And I am afraid there are some inconsistencies in the quantities given below. Asda did used to offer a 250g pack of pork mince, but when I went in on Thursday, they had only 500g packs. I would suggest that the important proportion is about 2/3rds pork mince for about 1/3 black pudding. If anything, that might be a little too high on the black pudding. Anyway, the pack of black pudding I bought was 250g, which worked well, but the point is, the mix that I made probably had enough to make six patties. Unfortunately, I only needed two.

So I then got out four mediumish potatoes and was astonished to weigh those at around 500g. As the photograph shows, the potato cakes I made were perhaps a little too large, I probably could have got 3 better sized potato cakes out of the mix I made. So perhaps the right quantity of potato to match the quantity of meat mix given here would be 1 kg.

The sage leaves I used came from my garden and are not that big at the moment. I counted maybe 24 leaves, and if anything, when chopped they were not really enough. If you buy a packet of fresh sage from the supermarket, I would suggest you use the lot. The chives I did buy in a packet from the supermarket and used maybe a third of the packet. That, I’m afraid is as accurate as I can be with that.

My final note would be about the breadcrumbs.

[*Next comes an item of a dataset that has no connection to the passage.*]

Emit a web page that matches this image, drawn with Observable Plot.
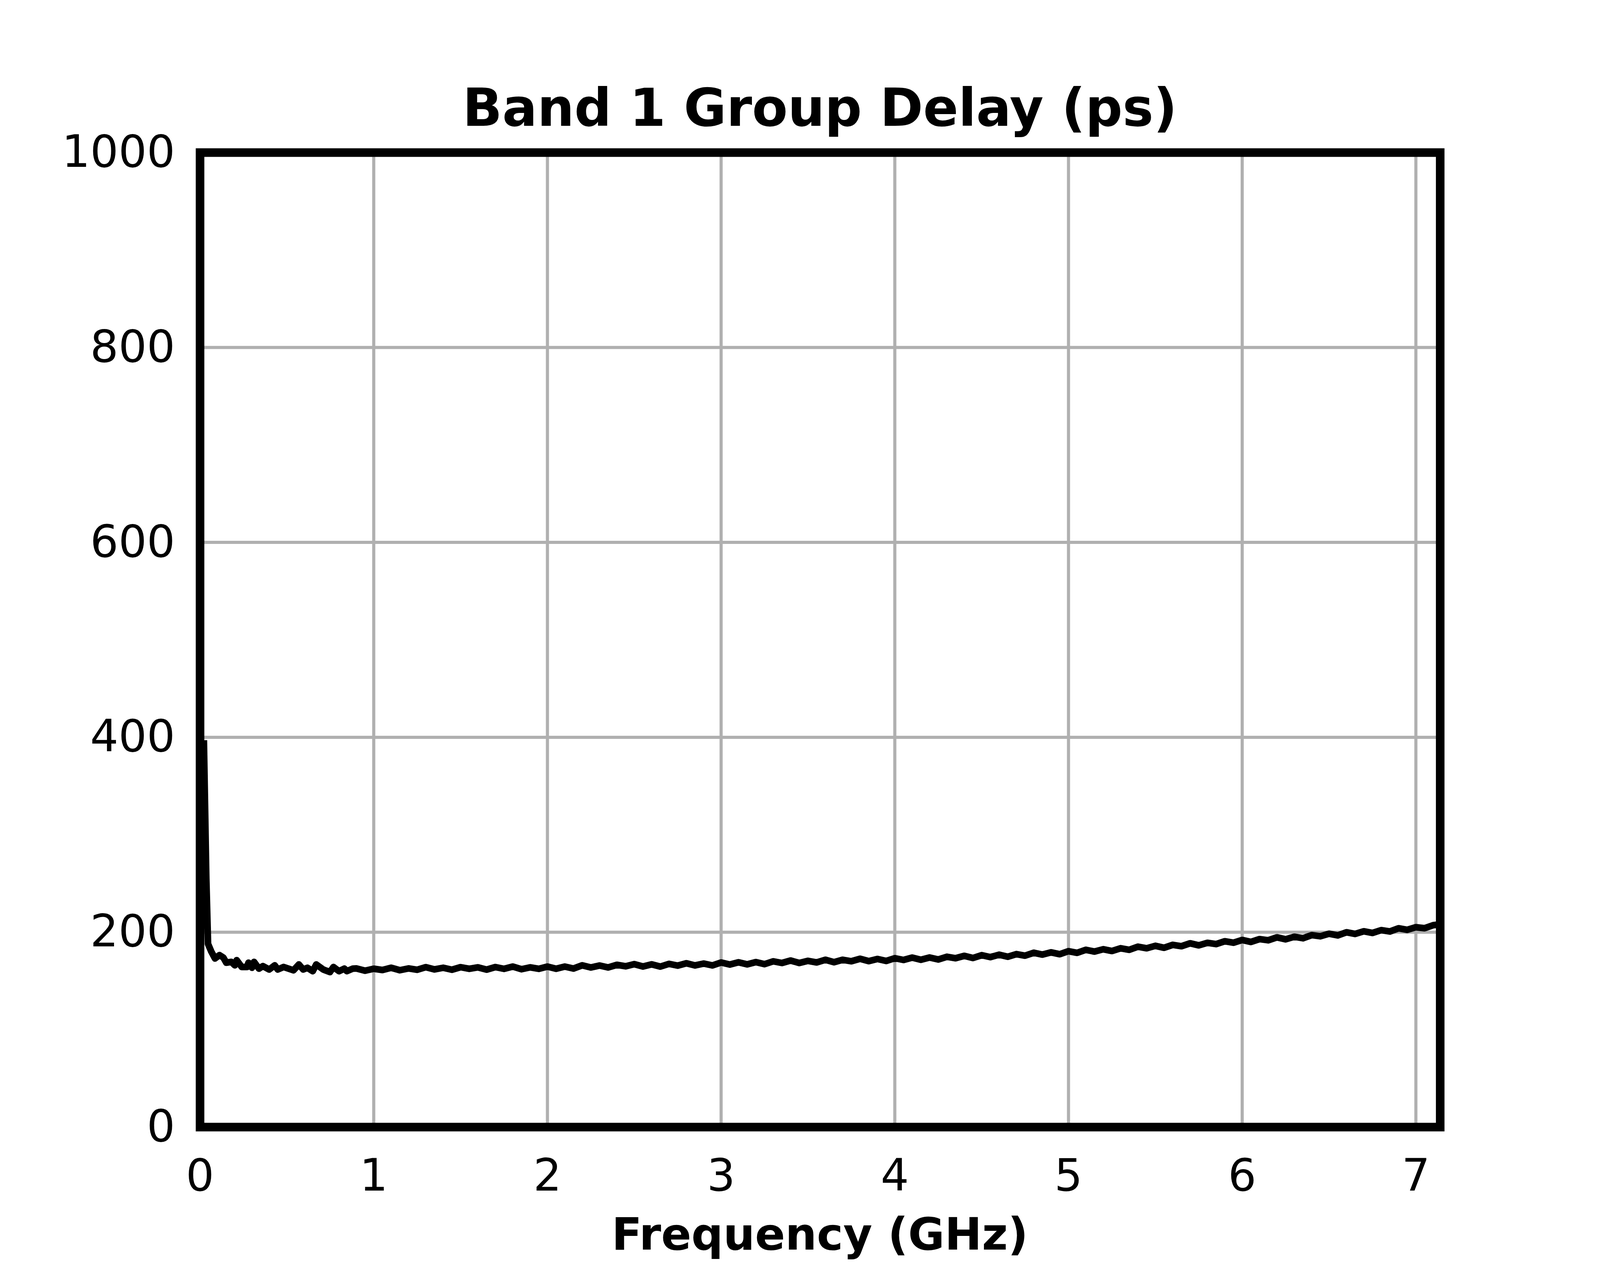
<!DOCTYPE html>
<html><head><meta charset="utf-8">
<script src="https://cdn.jsdelivr.net/npm/d3@7"></script>
<script src="https://cdn.jsdelivr.net/npm/@observablehq/plot@0.6"></script>
<style>
html,body{margin:0;padding:0;background:#fff;overflow:hidden;}
#fig{position:relative;height:3240px;background:#fff;font-family:"DejaVu Sans",sans-serif;overflow:hidden;}
#title{position:absolute;top:209.5px;line-height:133px;font-size:133px;font-weight:bold;text-align:center;white-space:nowrap;color:#000;}
#chart{position:absolute;left:0;top:365px;}
#chart svg{overflow:visible;}
#xlabel{position:absolute;top:3101.6px;line-height:114px;font-size:114px;font-weight:bold;text-align:center;white-space:nowrap;color:#000;}
</style></head>
<body><div id="fig"><div id="title">Band 1 Group Delay (ps)</div><div id="chart"></div><div id="xlabel">Frequency (GHz)</div></div>
<script>
const freqGHz = [
  0.022, 0.036, 0.046, 0.065, 0.086, 0.112, 0.134, 0.151, 0.180, 0.200,
  0.211, 0.240, 0.270, 0.279, 0.299, 0.311, 0.339, 0.362, 0.398, 0.430,
  0.447, 0.481, 0.538, 0.569, 0.594, 0.618, 0.649, 0.669, 0.709, 0.748,
  0.768, 0.800, 0.831, 0.845, 0.879,
  0.90, 0.95, 1.00, 1.05, 1.10, 1.15, 1.20, 1.25, 1.30, 1.35,
  1.40, 1.45, 1.50, 1.55, 1.60, 1.65, 1.70, 1.75, 1.80, 1.85,
  1.90, 1.95, 2.00, 2.05, 2.10, 2.15, 2.20, 2.25, 2.30, 2.35,
  2.40, 2.45, 2.50, 2.55, 2.60, 2.65, 2.70, 2.75, 2.80, 2.85,
  2.90, 2.95, 3.00, 3.05, 3.10, 3.15, 3.20, 3.25, 3.30, 3.35,
  3.40, 3.45, 3.50, 3.55, 3.60, 3.65, 3.70, 3.75, 3.80, 3.85,
  3.90, 3.95, 4.00, 4.05, 4.10, 4.15, 4.20, 4.25, 4.30, 4.35,
  4.40, 4.45, 4.50, 4.55, 4.60, 4.65, 4.70, 4.75, 4.80, 4.85,
  4.90, 4.95, 5.00, 5.05, 5.10, 5.15, 5.20, 5.25, 5.30, 5.35,
  5.40, 5.45, 5.50, 5.55, 5.60, 5.65, 5.70, 5.75, 5.80, 5.85,
  5.90, 5.95, 6.00, 6.05, 6.10, 6.15, 6.20, 6.25, 6.30, 6.35,
  6.40, 6.45, 6.50, 6.55, 6.60, 6.65, 6.70, 6.75, 6.80, 6.85,
  6.90, 6.95, 7.00, 7.05, 7.10, 7.14
];
const delayPs = [
  397.0, 255.0, 188.0, 180.0, 173.0, 176.5, 174.0, 168.7, 169.5, 166.0,
  171.3, 164.3, 164.3, 168.7, 163.5, 169.5, 162.6, 165.2, 161.7, 166.0,
  161.7, 164.3, 160.9, 166.9, 161.7, 163.5, 160.0, 166.9, 161.7, 159.1,
  164.3, 160.0, 162.6, 160.0, 162.6,
  162.8, 160.5, 162.5, 161.2, 163.5, 161.0, 162.8, 161.4, 164.1, 161.8,
  163.5, 161.5, 164.1, 162.4, 163.9, 161.6, 164.2, 162.4, 164.7, 162.0,
  163.9, 162.4, 164.7, 162.5, 164.7, 162.7, 166.0, 163.8, 165.8, 163.8,
  166.5, 165.0, 167.2, 164.8, 167.0, 164.7, 167.5, 165.7, 168.1, 165.9,
  167.8, 165.9, 168.9, 166.8, 169.1, 167.0, 169.3, 167.2, 170.1, 168.4,
  170.9, 168.4, 170.6, 169.0, 171.7, 169.2, 171.7, 170.2, 172.7, 170.3,
  172.5, 170.5, 173.3, 171.5, 173.9, 171.7, 174.0, 172.0, 174.8, 173.3,
  175.7, 173.5, 176.4, 174.4, 176.9, 174.8, 177.5, 175.9, 178.9, 177.0,
  179.3, 177.4, 180.5, 178.8, 181.9, 180.1, 182.5, 180.7, 183.5, 181.9,
  185.1, 183.5, 186.0, 184.0, 187.0, 185.6, 188.6, 186.5, 189.1, 187.8,
  190.7, 189.2, 192.0, 190.0, 192.9, 191.7, 194.7, 192.7, 195.3, 193.8,
  197.0, 195.8, 198.4, 196.7, 199.9, 198.2, 200.9, 199.2, 202.1, 200.7,
  204.0, 202.4, 205.1, 204.1, 207.2, 208.0
];
const xTicks = [0, 1, 2, 3, 4, 5, 6, 7];
const yTicks = [0, 200, 400, 600, 800, 1000];

const data = freqGHz.map((f, i) => ({f, d: delayPs[i]}));

// The reference is 5400 px wide; fit the layout to the actual viewport width.
const W = Math.min(5400, document.documentElement.clientWidth || window.innerWidth || 5400);
const sx = W / 5400;
const mLeft = 674.5 * sx, mRight = 540 * sx;

const fig = document.getElementById("fig");
fig.style.width = W + "px";
for (const id of ["title", "xlabel"]) {
  const el = document.getElementById(id);
  el.style.left = mLeft + "px";
  el.style.width = (W - mLeft - mRight) + "px";
}

const chart = Plot.plot({
  width: W,
  height: 2740,
  marginLeft: mLeft,
  marginRight: mRight,
  marginTop: 25,
  marginBottom: 221,
  style: {fontFamily: '"DejaVu Sans", sans-serif', fontSize: "114px", background: "#fff", color: "#000", overflow: "visible"},
  x: {domain: [0, 7.14]},
  y: {domain: [0, 1000]},
  marks: [
    Plot.gridX(xTicks, {stroke: "#b0b0b0", strokeOpacity: 1, strokeWidth: 8}),
    Plot.gridY(yTicks, {stroke: "#b0b0b0", strokeOpacity: 1, strokeWidth: 8}),
    Plot.line(data, {x: "f", y: "d", stroke: "#000", strokeWidth: 17, strokeLinejoin: "round", strokeLinecap: "butt", clip: true}),
    Plot.frame({stroke: "#000", strokeWidth: 22}),
    Plot.axisX(xTicks, {tickSize: 0, tickPadding: 82, fontSize: 114, label: null, tickFormat: d => String(d)}),
    Plot.axisY(yTicks, {tickSize: 0, tickPadding: 84 * sx, fontSize: 114, label: null, tickFormat: d => String(d)})
  ]
});
document.getElementById("chart").appendChild(chart);
</script>
</body></html>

You don’t want panko breadcrumbs for this, you are not coating anything with them, they go in the mix for the purposes of binding. So ordinary white sliced bread is fine. Personally, I like to tear it up and not use any of the crust before blitzing in the blender to create a pile of nice soft fluffy breadcrumbs. I used two slices to get the 50g.

Okay, enough already, here’s the recipe, as best I can write it:

Ingredients

Patties:
500g Pork mince
250g Black pudding chopped into 5mm cubes
1 medium onion chopped finely
Couple of dozen small sage leaves chopped finely
50g bread crumbs
1 egg yolk

Potato cakes:

500g mashing potatoes
2 tablespoons plain flour
Splash of milk
Fresh Chives

Mustard Sauce:
1/2 pint of beef stock
1 teaspoon English mustard
Splash of fresh double cream

Garnish:

Fresh rocket

Method

  1. Fry the chopped onion and the black pudding together in a little oil for a few minutes to soften the onion. The black pudding should cook sufficiently quite quickly
  2. Add the chopped herbs and the breadcrumbs to the pan and mix thoroughly, frying for just another minute or so.
  3. Put the mixture in a food processor and blitz.
  4. Add this mixture to the pork mince in a bowl and add the egg yolk. Season and homogenise the whole mixture with your hands. Cover with cling film and put in the fridge for at least half-an hour. If you can do this part much earlier and leave it in the fridge for even longer, so much the better.
  5. When you are ready to make the dish, make small patties from the mixture. Fry the patties for about 4 minutes each side over a medium heat. Remove from the pan and put into a warm oven while you make the sauce and the potato cakes.
  6. Put a good teaspoonful of English mustard into the pan you used to fry the patties, allow it a few moments to cook as you mix it in the meat juices, then add the stock. Season the sauce. Leave it reducing on a lowish heat.
  7. Boil the potatoes and mash them when ready. Add the flour, milk and chives and mix well. You should then be able to form patties from the mixture in much the same way as you did with the meat.
  8. Fry the potato cakes in a little oil, they need only a few minutes each side to brown the surface.
  9. Just before serving add maybe a table spoon of fresh double cream to the sauce and bring back to just below boiling.
  10. Place each potato cake in the middle of a plate. Place a meat patty on top of each potato cake. Spoon a little sauce around the outside of each potato cake. Garnish with some fresh rocket, and serve.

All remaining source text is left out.